The United Nations held its annual Climate Conference in Sharm el-Sheikh, Egypt over the past few weeks, and while it wasn’t easy, in the end 200 countries signed on to a breakthrough agreement that addressed one of the most persistent sticking points: the disparity between the nations responsible for most of the pollution that is driving climate change, and those that have contributed the least emissions but are suffering some of the most extreme effects.
The new 12-page agreement established a compensation fund to address losses and damages for countries with the lowest carbon footprints, including smaller island nations like Vanuatu and less industrialized nations in Africa.
The Cop27 text calls on “the shareholders” of multilateral development banks (MDBs) and other financial institutions to reform “their practices and priorities” to “ensure simplified access” along with a call to “define a new vision” so that they are “fit for the purpose of adequately addressing the global climate emergency”. It also calls for the financial bodies to take into account “debt burdens”.
This appears to reflect the focus on how climate finance works – and more importantly doesn’t work for many countries – which was a major issue at Cop27.
Small island states and other vulnerable countries used the summit to highlight how the money that is lent by MDBs to help countries recover from devastating impacts, such as hurricanes and extreme flooding, comes on vastly inequitable terms for developing nations.
The deal drew criticism for not doing more to address fossil fuels emissions and the use of coal, oil and natural gas.
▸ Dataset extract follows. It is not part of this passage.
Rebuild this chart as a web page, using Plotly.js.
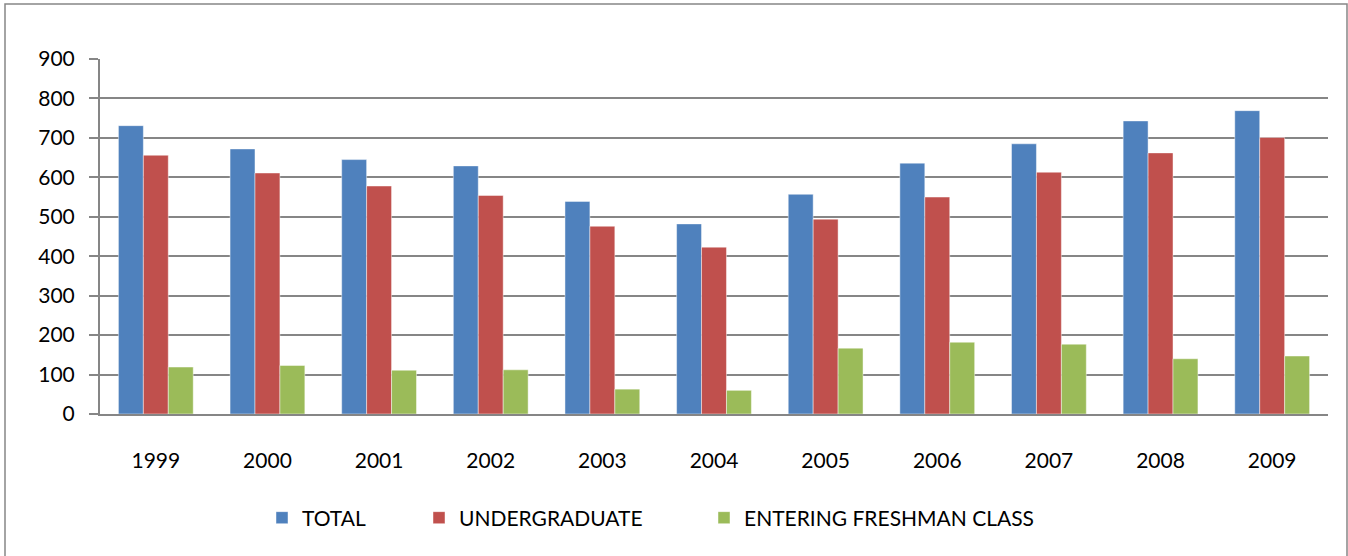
<!DOCTYPE html>
<html>
<head>
<meta charset="utf-8">
<script src="https://cdn.plot.ly/plotly-3.0.1.min.js"></script>
<style>html,body{margin:0;padding:0;background:#fff;}#chart{width:1348px;height:556px;}</style>
</head>
<body>
<div id="chart"></div>
<script>
const years = ['1999','2000','2001','2002','2003','2004','2005','2006','2007','2008','2009'];
const total = [731, 672, 645, 629, 539, 482, 557, 636, 685, 743, 769];
const undergraduate = [656, 611, 578, 554, 476, 423, 494, 550, 613, 662, 701];
const freshman = [119, 123, 111, 112, 63, 60, 167, 182, 177, 140, 147];
const seriesNames = ['TOTAL', 'UNDERGRADUATE', 'ENTERING FRESHMAN CLASS'];
const colors = ['#4F81BD', '#C0504D', '#9BBB59'];
const yTicks = [0, 100, 200, 300, 400, 500, 600, 700, 800, 900];

const W = 1348, H = 556;
const M = {l: 100, r: 20, t: 59, b: 142};
const pw = W - M.l - M.r, ph = H - M.t - M.b;
const px = v => (v - M.l) / pw;
const py = v => (H - M.b - v) / ph;

const series = [total, undergraduate, freshman];
const legendKeys = ['legend', 'legend2', 'legend3'];
const traces = series.map((vals, i) => ({
  type: 'bar',
  x: years,
  y: vals,
  name: seriesNames[i],
  legend: legendKeys[i],
  marker: {color: colors[i], line: {color: 'rgba(255,255,255,0.45)', width: 1}},
  hoverinfo: 'x+y+name'
}));

const font = {family: 'Lato, "Open Sans", sans-serif', size: 21, color: '#000'};
const legendBase = {orientation: 'h', yanchor: 'middle', xanchor: 'left', y: py(518),
  bgcolor: 'rgba(0,0,0,0)', font: font, itemwidth: 30, borderwidth: 0};

const layout = {
  width: W, height: H,
  margin: M,
  paper_bgcolor: '#fff', plot_bgcolor: '#fff',
  font: font,
  barmode: 'group',
  bargap: 0.33,
  bargroupgap: 0,
  showlegend: true,
  xaxis: {
    type: 'category',
    showgrid: false,
    showline: true, linecolor: '#868686', linewidth: 2,
    ticks: '', ticklabelstandoff: 27,
    tickfont: font,
    fixedrange: true
  },
  yaxis: {
    range: [0, 900],
    tickvals: yTicks,
    ticktext: yTicks.map(String),
    showgrid: true, gridcolor: '#868686', gridwidth: 2,
    showline: true, linecolor: '#868686', linewidth: 2,
    ticks: 'outside', ticklen: 9, tickwidth: 2, tickcolor: '#868686',
    ticklabelstandoff: 10,
    tickfont: font,
    zeroline: false,
    fixedrange: true
  },
  legend: Object.assign({}, legendBase, {x: px(262)}),
  legend2: Object.assign({}, legendBase, {x: px(419)}),
  legend3: Object.assign({}, legendBase, {x: px(704)}),
  shapes: [{
    type: 'rect', xref: 'paper', yref: 'paper',
    x0: px(5), x1: px(1347), y0: py(560), y1: py(4),
    line: {color: '#868686', width: 1.5}, fillcolor: 'rgba(0,0,0,0)', layer: 'below'
  }]
};

Plotly.newPlot('chart', traces, layout, {displayModeBar: false, staticPlot: true});
</script>
</body>
</html>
The push for a complete fossil fuel phase-out, which was a hot topic at COP26 in Glasgow last year, lost steam, as electricity-poor African nations argued for their right to develop their natural gas reserves, and the fossil fuel industry was well-represented at the conference. Energy shortages caused by the war in Ukraine have likely influenced the trend away from more aggressive efforts to limit the use of carbon-emitting fuels.
In keeping with the environmental record of the new president of Brazil, Luiz Inácio Lula da Silva, a partnership agreement was negotiated between Brazil, Indonesia and the Democratic Republic of Congo to cooperate on forest preservation. Other developments included a new commitment from the US and China to cooperate on achieving climate goals, and an agreement to increase private financing for global climate action.